GIVEN EXERCISE: All the data below goes into the copy word for word, but the pictures don't.

DATA EXCERPT:
────────

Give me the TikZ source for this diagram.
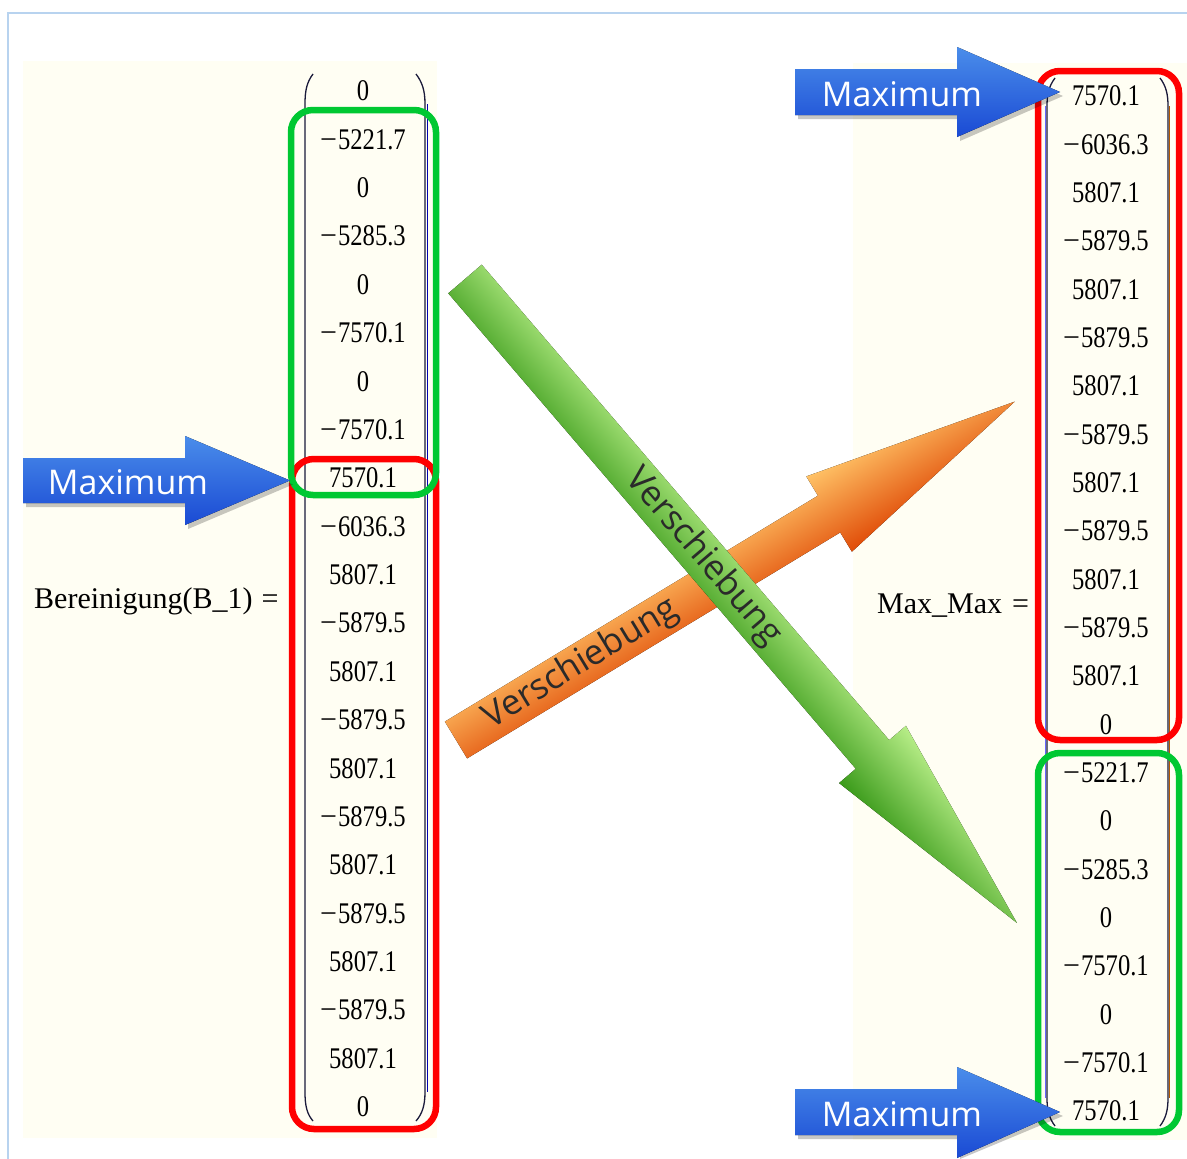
\documentclass[tikz,border=0pt]{standalone}
\usepackage{fontspec}
\setmainfont{Liberation Serif}
\newfontfamily\uifont{Open Sans}
\newfontfamily\numfont[FakeStretch=0.82]{Liberation Serif}
\newcommand{\mn}{{\rmfamily −}\kern1pt}
\definecolor{cream}{HTML}{FFFEF3}
\definecolor{framebl}{HTML}{B8D3EF}
\definecolor{boxred}{HTML}{FF0000}
\definecolor{boxgreen}{HTML}{00C832}
\definecolor{blueTop}{HTML}{4A8DEA}
\definecolor{blueBot}{HTML}{1A4AD4}
\definecolor{gTop}{HTML}{B8EE88}
\definecolor{gMid}{HTML}{6AD42C}
\definecolor{gBot}{HTML}{3A9A1A}
\definecolor{oTop}{HTML}{FFC266}
\definecolor{oMid}{HTML}{FF8A18}
\definecolor{oBot}{HTML}{E04C08}
\definecolor{parcol}{HTML}{1A1A3A}
\definecolor{txtgrey}{HTML}{2A2A2A}
\begin{document}
\begin{tikzpicture}[x=1pt,y=-1pt,
  num/.style={font=\numfont\fontsize{30}{30}\selectfont, inner sep=0pt, anchor=center},
  lbl/.style={font=\fontsize{30}{30}\selectfont, inner sep=0pt, anchor=base west},
  redbox/.style={draw=boxred, line width=6.5, rounded corners=22},
  greenbox/.style={draw=boxgreen, line width=6.5, rounded corners=22},
  parline/.style={draw=parcol, line width=1.3},
  bluearrow/.style={top color=blueTop, bottom color=blueBot, draw=none},
  arrowshadow/.style={fill=black, opacity=0.22, draw=none},
  maxtxt/.style={font=\uifont\fontsize{34}{34}\selectfont, text=white, inner sep=0pt},
  vtxt/.style={font=\uifont\fontsize{35}{35}\selectfont, text=txtgrey, inner sep=0pt}
]
\useasboundingbox (0,0) rectangle (1187,1159);
\fill[white] (0,0) rectangle (1187,1159);
% frame
\draw[framebl, line width=1.5] (8,1159) -- (8,13) -- (1187,13);
% cream panels
\fill[cream] (23,61) rectangle (437,1138);
\fill[cream] (853,63) rectangle (1187,1140);

% labels
\node[lbl] (blabel) at (34,608) {Bereinigung(B\_1)\hspace{9pt}=};
\node[lbl] (mlabel) at (877,613) {Max\_Max\hspace{10pt}=};

% left matrix
\draw[parline] (313,74) .. controls (307,82) and (305,90) .. (305,104) -- (305,1092) .. controls (305,1106) and (307,1114) .. (313,1121);
\draw[parline] (416,74) .. controls (422,82) and (425,90) .. (425,104) -- (425,1092) .. controls (425,1106) and (422,1114) .. (416,1121);
\draw[blue!70!black, line width=0.9] (427.5,104) -- (427.5,1092);
\foreach \v [count=\i from 0] in {0,\mn5221.7,0,\mn5285.3,0,\mn7570.1,0,\mn7570.1,7570.1,\mn6036.3,5807.1,\mn5879.5,5807.1,\mn5879.5,5807.1,\mn5879.5,5807.1,\mn5879.5,5807.1,\mn5879.5,5807.1,0}
  \node[num] (L\i) at (363,{91+48.38*\i}) {\v};

% right matrix
\draw[parline] (1055,78) .. controls (1049,86) and (1047,94) .. (1047,106) -- (1047,1098) .. controls (1047,1110) and (1049,1118) .. (1055,1126);
\draw[parline] (1160,78) .. controls (1166,86) and (1168,94) .. (1168,106) -- (1168,1098) .. controls (1168,1110) and (1166,1118) .. (1160,1126);
\draw[blue!60, line width=0.8] (1045.5,106) -- (1045.5,1098);
\draw[orange!70!black, line width=0.8] (1169.5,106) -- (1169.5,1098);
\foreach \v [count=\i from 0] in {7570.1,\mn6036.3,5807.1,\mn5879.5,5807.1,\mn5879.5,5807.1,\mn5879.5,5807.1,\mn5879.5,5807.1,\mn5879.5,5807.1,0,\mn5221.7,0,\mn5285.3,0,\mn7570.1,0,\mn7570.1,7570.1}
  \node[num] (R\i) at (1106,{96+48.33*\i}) {\v};

% boxes
\draw[redbox] (292,459) rectangle (436,1129);
\draw[greenbox] (291,110) rectangle (436,495);
\draw[redbox] (1038,71) rectangle (1179,740);
\draw[greenbox] (1038,753) rectangle (1179,1132);

% orange arrow
\begin{scope}[transform canvas={shift={(456,740)}, rotate=31.2}]
  \fill[top color=oTop, middle color=oMid, bottom color=oBot]
    (0,-21.5) -- (436.2,-21.5) -- (436.2,-44) -- (653.2,0) -- (436.2,44) -- (436.2,21.5) -- (0,21.5) -- cycle;
\end{scope}
% green arrow
\begin{scope}[transform canvas={shift={(465,279)}, rotate=-49.4}]
  \fill[top color=gTop, middle color=gMid, bottom color=gBot]
    (0,-22) -- (626.2,-22) -- (626.2,-44) -- (848.2,0) -- (626.2,44) -- (626.2,22) -- (0,22) -- cycle;
\end{scope}
\node[vtxt, rotate=31.2] (otext) at (581,664) {Verschiebung};
\node[vtxt, rotate=-49.4] (gtext) at (703,557) {Verschiebung};

% blue arrows
\fill[arrowshadow] (26,462) -- (188,462) -- (188,440) -- (293,484.5) -- (188,529) -- (188,507) -- (26,507) -- cycle;
\fill[bluearrow] (23,458) -- (185,458) -- (185,436) -- (290,480.5) -- (185,525) -- (185,503) -- (23,503) -- cycle;
\fill[arrowshadow] (798,73) -- (960,73) -- (960,51) -- (1063,96) -- (960,141) -- (960,119) -- (798,119) -- cycle;
\fill[bluearrow] (795,69) -- (957,69) -- (957,47) -- (1060,92) -- (957,137) -- (957,115) -- (795,115) -- cycle;
\fill[arrowshadow] (798,1093) -- (960,1093) -- (960,1071) -- (1063,1116) -- (960,1159) -- (960,1139) -- (798,1139) -- cycle;
\fill[bluearrow] (795,1089) -- (957,1089) -- (957,1067) -- (1060,1112) -- (957,1158) -- (957,1135) -- (795,1135) -- cycle;

\node[maxtxt] (m1) at (128,482) {Maximum};
\node[maxtxt] (m2) at (902,94) {Maximum};
\node[maxtxt] (m3) at (902,1114) {Maximum};
\end{tikzpicture}
\end{document}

────────

ANSWER BELOW:
Give me the TikZ source for this diagram.
\documentclass[tikz,border=0pt]{standalone}
\usepackage{fontspec}
\setmainfont{Liberation Serif}
\newfontfamily\uifont{Open Sans}
\newfontfamily\numfont[FakeStretch=0.82]{Liberation Serif}
\newcommand{\mn}{{\rmfamily −}\kern1pt}
\definecolor{cream}{HTML}{FFFEF3}
\definecolor{framebl}{HTML}{B8D3EF}
\definecolor{boxred}{HTML}{FF0000}
\definecolor{boxgreen}{HTML}{00C832}
\definecolor{blueTop}{HTML}{4A8DEA}
\definecolor{blueBot}{HTML}{1A4AD4}
\definecolor{gTop}{HTML}{B8EE88}
\definecolor{gMid}{HTML}{6AD42C}
\definecolor{gBot}{HTML}{3A9A1A}
\definecolor{oTop}{HTML}{FFC266}
\definecolor{oMid}{HTML}{FF8A18}
\definecolor{oBot}{HTML}{E04C08}
\definecolor{parcol}{HTML}{1A1A3A}
\definecolor{txtgrey}{HTML}{2A2A2A}
\begin{document}
\begin{tikzpicture}[x=1pt,y=-1pt,
  num/.style={font=\numfont\fontsize{30}{30}\selectfont, inner sep=0pt, anchor=center},
  lbl/.style={font=\fontsize{30}{30}\selectfont, inner sep=0pt, anchor=base west},
  redbox/.style={draw=boxred, line width=6.5, rounded corners=22},
  greenbox/.style={draw=boxgreen, line width=6.5, rounded corners=22},
  parline/.style={draw=parcol, line width=1.3},
  bluearrow/.style={top color=blueTop, bottom color=blueBot, draw=none},
  arrowshadow/.style={fill=black, opacity=0.22, draw=none},
  maxtxt/.style={font=\uifont\fontsize{34}{34}\selectfont, text=white, inner sep=0pt},
  vtxt/.style={font=\uifont\fontsize{35}{35}\selectfont, text=txtgrey, inner sep=0pt}
]
\useasboundingbox (0,0) rectangle (1187,1159);
\fill[white] (0,0) rectangle (1187,1159);
% frame
\draw[framebl, line width=1.5] (8,1159) -- (8,13) -- (1187,13);
% cream panels
\fill[cream] (23,61) rectangle (437,1138);
\fill[cream] (853,63) rectangle (1187,1140);

% labels
\node[lbl] (blabel) at (34,608) {Bereinigung(B\_1)\hspace{9pt}=};
\node[lbl] (mlabel) at (877,613) {Max\_Max\hspace{10pt}=};

% left matrix
\draw[parline] (313,74) .. controls (307,82) and (305,90) .. (305,104) -- (305,1092) .. controls (305,1106) and (307,1114) .. (313,1121);
\draw[parline] (416,74) .. controls (422,82) and (425,90) .. (425,104) -- (425,1092) .. controls (425,1106) and (422,1114) .. (416,1121);
\draw[blue!70!black, line width=0.9] (427.5,104) -- (427.5,1092);
\foreach \v [count=\i from 0] in {0,\mn5221.7,0,\mn5285.3,0,\mn7570.1,0,\mn7570.1,7570.1,\mn6036.3,5807.1,\mn5879.5,5807.1,\mn5879.5,5807.1,\mn5879.5,5807.1,\mn5879.5,5807.1,\mn5879.5,5807.1,0}
  \node[num] (L\i) at (363,{91+48.38*\i}) {\v};

% right matrix
\draw[parline] (1055,78) .. controls (1049,86) and (1047,94) .. (1047,106) -- (1047,1098) .. controls (1047,1110) and (1049,1118) .. (1055,1126);
\draw[parline] (1160,78) .. controls (1166,86) and (1168,94) .. (1168,106) -- (1168,1098) .. controls (1168,1110) and (1166,1118) .. (1160,1126);
\draw[blue!60, line width=0.8] (1045.5,106) -- (1045.5,1098);
\draw[orange!70!black, line width=0.8] (1169.5,106) -- (1169.5,1098);
\foreach \v [count=\i from 0] in {7570.1,\mn6036.3,5807.1,\mn5879.5,5807.1,\mn5879.5,5807.1,\mn5879.5,5807.1,\mn5879.5,5807.1,\mn5879.5,5807.1,0,\mn5221.7,0,\mn5285.3,0,\mn7570.1,0,\mn7570.1,7570.1}
  \node[num] (R\i) at (1106,{96+48.33*\i}) {\v};

% boxes
\draw[redbox] (292,459) rectangle (436,1129);
\draw[greenbox] (291,110) rectangle (436,495);
\draw[redbox] (1038,71) rectangle (1179,740);
\draw[greenbox] (1038,753) rectangle (1179,1132);

% orange arrow
\begin{scope}[transform canvas={shift={(456,740)}, rotate=31.2}]
  \fill[top color=oTop, middle color=oMid, bottom color=oBot]
    (0,-21.5) -- (436.2,-21.5) -- (436.2,-44) -- (653.2,0) -- (436.2,44) -- (436.2,21.5) -- (0,21.5) -- cycle;
\end{scope}
% green arrow
\begin{scope}[transform canvas={shift={(465,279)}, rotate=-49.4}]
  \fill[top color=gTop, middle color=gMid, bottom color=gBot]
    (0,-22) -- (626.2,-22) -- (626.2,-44) -- (848.2,0) -- (626.2,44) -- (626.2,22) -- (0,22) -- cycle;
\end{scope}
\node[vtxt, rotate=31.2] (otext) at (581,664) {Verschiebung};
\node[vtxt, rotate=-49.4] (gtext) at (703,557) {Verschiebung};

% blue arrows
\fill[arrowshadow] (26,462) -- (188,462) -- (188,440) -- (293,484.5) -- (188,529) -- (188,507) -- (26,507) -- cycle;
\fill[bluearrow] (23,458) -- (185,458) -- (185,436) -- (290,480.5) -- (185,525) -- (185,503) -- (23,503) -- cycle;
\fill[arrowshadow] (798,73) -- (960,73) -- (960,51) -- (1063,96) -- (960,141) -- (960,119) -- (798,119) -- cycle;
\fill[bluearrow] (795,69) -- (957,69) -- (957,47) -- (1060,92) -- (957,137) -- (957,115) -- (795,115) -- cycle;
\fill[arrowshadow] (798,1093) -- (960,1093) -- (960,1071) -- (1063,1116) -- (960,1159) -- (960,1139) -- (798,1139) -- cycle;
\fill[bluearrow] (795,1089) -- (957,1089) -- (957,1067) -- (1060,1112) -- (957,1158) -- (957,1135) -- (795,1135) -- cycle;

\node[maxtxt] (m1) at (128,482) {Maximum};
\node[maxtxt] (m2) at (902,94) {Maximum};
\node[maxtxt] (m3) at (902,1114) {Maximum};
\end{tikzpicture}
\end{document}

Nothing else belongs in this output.